▶ Job: The material below should be written out in full and exactly; pictures stay out of the copy.

[Provided material start]

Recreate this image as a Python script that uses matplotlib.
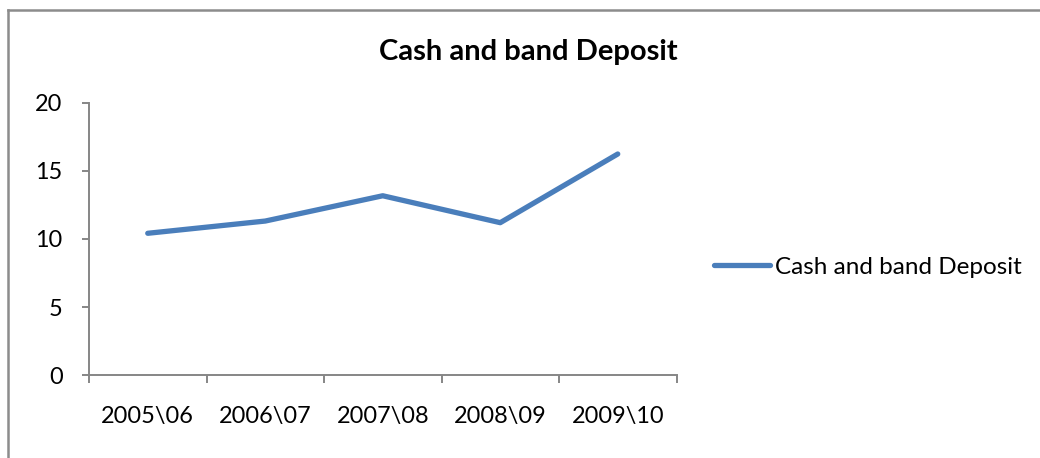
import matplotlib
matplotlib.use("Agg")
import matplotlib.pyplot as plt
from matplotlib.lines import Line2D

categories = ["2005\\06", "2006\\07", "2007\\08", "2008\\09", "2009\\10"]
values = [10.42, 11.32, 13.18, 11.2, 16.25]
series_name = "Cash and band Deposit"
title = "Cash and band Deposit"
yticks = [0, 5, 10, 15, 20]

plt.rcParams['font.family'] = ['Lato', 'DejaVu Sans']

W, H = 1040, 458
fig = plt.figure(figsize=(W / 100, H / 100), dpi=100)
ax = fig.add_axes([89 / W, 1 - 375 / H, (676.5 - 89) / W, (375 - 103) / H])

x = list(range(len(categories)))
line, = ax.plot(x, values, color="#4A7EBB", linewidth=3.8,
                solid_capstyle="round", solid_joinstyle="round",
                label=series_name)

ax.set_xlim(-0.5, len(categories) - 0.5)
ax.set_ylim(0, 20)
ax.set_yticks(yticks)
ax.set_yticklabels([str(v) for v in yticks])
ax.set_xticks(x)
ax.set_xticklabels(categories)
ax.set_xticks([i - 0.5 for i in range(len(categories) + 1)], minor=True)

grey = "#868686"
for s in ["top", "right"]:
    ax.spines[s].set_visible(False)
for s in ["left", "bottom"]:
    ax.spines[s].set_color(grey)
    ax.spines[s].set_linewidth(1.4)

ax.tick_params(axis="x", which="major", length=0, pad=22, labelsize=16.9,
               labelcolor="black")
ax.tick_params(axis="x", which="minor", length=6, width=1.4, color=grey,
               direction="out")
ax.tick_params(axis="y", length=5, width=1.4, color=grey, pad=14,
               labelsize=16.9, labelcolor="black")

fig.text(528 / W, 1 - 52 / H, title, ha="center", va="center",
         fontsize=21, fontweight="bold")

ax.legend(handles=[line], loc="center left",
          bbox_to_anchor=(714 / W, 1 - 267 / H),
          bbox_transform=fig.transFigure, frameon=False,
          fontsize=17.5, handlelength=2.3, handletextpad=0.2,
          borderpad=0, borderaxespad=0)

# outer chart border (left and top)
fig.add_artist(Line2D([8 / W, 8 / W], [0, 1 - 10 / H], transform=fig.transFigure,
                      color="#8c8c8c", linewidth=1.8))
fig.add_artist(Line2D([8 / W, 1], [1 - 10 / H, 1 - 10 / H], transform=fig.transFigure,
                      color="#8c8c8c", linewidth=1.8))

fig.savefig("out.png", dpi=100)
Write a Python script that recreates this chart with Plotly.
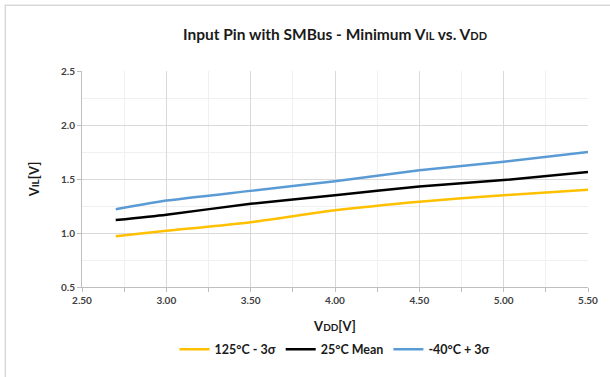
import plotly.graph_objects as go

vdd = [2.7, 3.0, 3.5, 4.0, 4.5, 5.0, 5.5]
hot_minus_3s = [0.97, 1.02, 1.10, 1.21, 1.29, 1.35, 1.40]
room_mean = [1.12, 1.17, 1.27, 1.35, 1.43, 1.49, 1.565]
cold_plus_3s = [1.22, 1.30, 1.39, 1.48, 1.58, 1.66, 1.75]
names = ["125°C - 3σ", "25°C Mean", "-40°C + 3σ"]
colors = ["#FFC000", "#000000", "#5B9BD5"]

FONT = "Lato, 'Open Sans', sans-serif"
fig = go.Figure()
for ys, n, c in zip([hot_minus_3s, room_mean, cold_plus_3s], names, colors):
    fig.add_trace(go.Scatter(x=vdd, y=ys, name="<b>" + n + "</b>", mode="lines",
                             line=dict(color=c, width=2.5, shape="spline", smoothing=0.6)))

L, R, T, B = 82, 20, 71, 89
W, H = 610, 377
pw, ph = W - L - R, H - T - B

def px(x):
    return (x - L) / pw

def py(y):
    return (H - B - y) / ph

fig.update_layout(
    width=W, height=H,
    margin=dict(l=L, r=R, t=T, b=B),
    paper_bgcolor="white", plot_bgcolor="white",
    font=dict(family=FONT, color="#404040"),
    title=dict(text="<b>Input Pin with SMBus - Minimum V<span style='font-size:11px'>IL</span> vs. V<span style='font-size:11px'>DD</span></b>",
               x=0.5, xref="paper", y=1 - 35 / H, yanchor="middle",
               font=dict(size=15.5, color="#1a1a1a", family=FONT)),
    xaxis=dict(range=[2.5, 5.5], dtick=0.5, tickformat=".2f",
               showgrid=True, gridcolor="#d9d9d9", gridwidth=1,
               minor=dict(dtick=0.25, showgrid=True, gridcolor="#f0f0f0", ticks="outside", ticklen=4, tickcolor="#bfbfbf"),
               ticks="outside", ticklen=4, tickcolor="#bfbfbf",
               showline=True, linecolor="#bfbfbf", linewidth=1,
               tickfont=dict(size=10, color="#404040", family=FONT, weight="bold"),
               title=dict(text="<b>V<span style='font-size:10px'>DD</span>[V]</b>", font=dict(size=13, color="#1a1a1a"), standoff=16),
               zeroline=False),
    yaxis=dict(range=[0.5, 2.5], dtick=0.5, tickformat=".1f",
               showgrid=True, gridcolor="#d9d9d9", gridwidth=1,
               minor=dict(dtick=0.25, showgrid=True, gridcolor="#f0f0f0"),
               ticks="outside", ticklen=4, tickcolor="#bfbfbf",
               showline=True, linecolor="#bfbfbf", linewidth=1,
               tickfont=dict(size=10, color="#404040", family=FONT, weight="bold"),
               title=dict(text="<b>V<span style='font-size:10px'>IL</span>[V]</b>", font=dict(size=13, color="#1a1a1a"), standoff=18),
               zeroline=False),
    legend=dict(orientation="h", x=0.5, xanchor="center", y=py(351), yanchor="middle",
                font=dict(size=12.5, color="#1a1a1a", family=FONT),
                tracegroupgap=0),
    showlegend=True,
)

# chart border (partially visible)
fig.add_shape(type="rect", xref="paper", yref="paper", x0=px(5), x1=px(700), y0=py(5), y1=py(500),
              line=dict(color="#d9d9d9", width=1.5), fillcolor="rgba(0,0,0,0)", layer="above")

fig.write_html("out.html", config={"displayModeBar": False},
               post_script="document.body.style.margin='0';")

[Provided material end]

▶ Solution to this exercise:
Recreate this image as a Python script that uses matplotlib.
import matplotlib
matplotlib.use("Agg")
import matplotlib.pyplot as plt
from matplotlib.lines import Line2D

categories = ["2005\\06", "2006\\07", "2007\\08", "2008\\09", "2009\\10"]
values = [10.42, 11.32, 13.18, 11.2, 16.25]
series_name = "Cash and band Deposit"
title = "Cash and band Deposit"
yticks = [0, 5, 10, 15, 20]

plt.rcParams['font.family'] = ['Lato', 'DejaVu Sans']

W, H = 1040, 458
fig = plt.figure(figsize=(W / 100, H / 100), dpi=100)
ax = fig.add_axes([89 / W, 1 - 375 / H, (676.5 - 89) / W, (375 - 103) / H])

x = list(range(len(categories)))
line, = ax.plot(x, values, color="#4A7EBB", linewidth=3.8,
                solid_capstyle="round", solid_joinstyle="round",
                label=series_name)

ax.set_xlim(-0.5, len(categories) - 0.5)
ax.set_ylim(0, 20)
ax.set_yticks(yticks)
ax.set_yticklabels([str(v) for v in yticks])
ax.set_xticks(x)
ax.set_xticklabels(categories)
ax.set_xticks([i - 0.5 for i in range(len(categories) + 1)], minor=True)

grey = "#868686"
for s in ["top", "right"]:
    ax.spines[s].set_visible(False)
for s in ["left", "bottom"]:
    ax.spines[s].set_color(grey)
    ax.spines[s].set_linewidth(1.4)

ax.tick_params(axis="x", which="major", length=0, pad=22, labelsize=16.9,
               labelcolor="black")
ax.tick_params(axis="x", which="minor", length=6, width=1.4, color=grey,
               direction="out")
ax.tick_params(axis="y", length=5, width=1.4, color=grey, pad=14,
               labelsize=16.9, labelcolor="black")

fig.text(528 / W, 1 - 52 / H, title, ha="center", va="center",
         fontsize=21, fontweight="bold")

ax.legend(handles=[line], loc="center left",
          bbox_to_anchor=(714 / W, 1 - 267 / H),
          bbox_transform=fig.transFigure, frameon=False,
          fontsize=17.5, handlelength=2.3, handletextpad=0.2,
          borderpad=0, borderaxespad=0)

# outer chart border (left and top)
fig.add_artist(Line2D([8 / W, 8 / W], [0, 1 - 10 / H], transform=fig.transFigure,
                      color="#8c8c8c", linewidth=1.8))
fig.add_artist(Line2D([8 / W, 1], [1 - 10 / H, 1 - 10 / H], transform=fig.transFigure,
                      color="#8c8c8c", linewidth=1.8))

fig.savefig("out.png", dpi=100)
Write a Python script that recreates this chart with Plotly.
import plotly.graph_objects as go

vdd = [2.7, 3.0, 3.5, 4.0, 4.5, 5.0, 5.5]
hot_minus_3s = [0.97, 1.02, 1.10, 1.21, 1.29, 1.35, 1.40]
room_mean = [1.12, 1.17, 1.27, 1.35, 1.43, 1.49, 1.565]
cold_plus_3s = [1.22, 1.30, 1.39, 1.48, 1.58, 1.66, 1.75]
names = ["125°C - 3σ", "25°C Mean", "-40°C + 3σ"]
colors = ["#FFC000", "#000000", "#5B9BD5"]

FONT = "Lato, 'Open Sans', sans-serif"
fig = go.Figure()
for ys, n, c in zip([hot_minus_3s, room_mean, cold_plus_3s], names, colors):
    fig.add_trace(go.Scatter(x=vdd, y=ys, name="<b>" + n + "</b>", mode="lines",
                             line=dict(color=c, width=2.5, shape="spline", smoothing=0.6)))

L, R, T, B = 82, 20, 71, 89
W, H = 610, 377
pw, ph = W - L - R, H - T - B

def px(x):
    return (x - L) / pw

def py(y):
    return (H - B - y) / ph

fig.update_layout(
    width=W, height=H,
    margin=dict(l=L, r=R, t=T, b=B),
    paper_bgcolor="white", plot_bgcolor="white",
    font=dict(family=FONT, color="#404040"),
    title=dict(text="<b>Input Pin with SMBus - Minimum V<span style='font-size:11px'>IL</span> vs. V<span style='font-size:11px'>DD</span></b>",
               x=0.5, xref="paper", y=1 - 35 / H, yanchor="middle",
               font=dict(size=15.5, color="#1a1a1a", family=FONT)),
    xaxis=dict(range=[2.5, 5.5], dtick=0.5, tickformat=".2f",
               showgrid=True, gridcolor="#d9d9d9", gridwidth=1,
               minor=dict(dtick=0.25, showgrid=True, gridcolor="#f0f0f0", ticks="outside", ticklen=4, tickcolor="#bfbfbf"),
               ticks="outside", ticklen=4, tickcolor="#bfbfbf",
               showline=True, linecolor="#bfbfbf", linewidth=1,
               tickfont=dict(size=10, color="#404040", family=FONT, weight="bold"),
               title=dict(text="<b>V<span style='font-size:10px'>DD</span>[V]</b>", font=dict(size=13, color="#1a1a1a"), standoff=16),
               zeroline=False),
    yaxis=dict(range=[0.5, 2.5], dtick=0.5, tickformat=".1f",
               showgrid=True, gridcolor="#d9d9d9", gridwidth=1,
               minor=dict(dtick=0.25, showgrid=True, gridcolor="#f0f0f0"),
               ticks="outside", ticklen=4, tickcolor="#bfbfbf",
               showline=True, linecolor="#bfbfbf", linewidth=1,
               tickfont=dict(size=10, color="#404040", family=FONT, weight="bold"),
               title=dict(text="<b>V<span style='font-size:10px'>IL</span>[V]</b>", font=dict(size=13, color="#1a1a1a"), standoff=18),
               zeroline=False),
    legend=dict(orientation="h", x=0.5, xanchor="center", y=py(351), yanchor="middle",
                font=dict(size=12.5, color="#1a1a1a", family=FONT),
                tracegroupgap=0),
    showlegend=True,
)

# chart border (partially visible)
fig.add_shape(type="rect", xref="paper", yref="paper", x0=px(5), x1=px(700), y0=py(5), y1=py(500),
              line=dict(color="#d9d9d9", width=1.5), fillcolor="rgba(0,0,0,0)", layer="above")

fig.write_html("out.html", config={"displayModeBar": False},
               post_script="document.body.style.margin='0';")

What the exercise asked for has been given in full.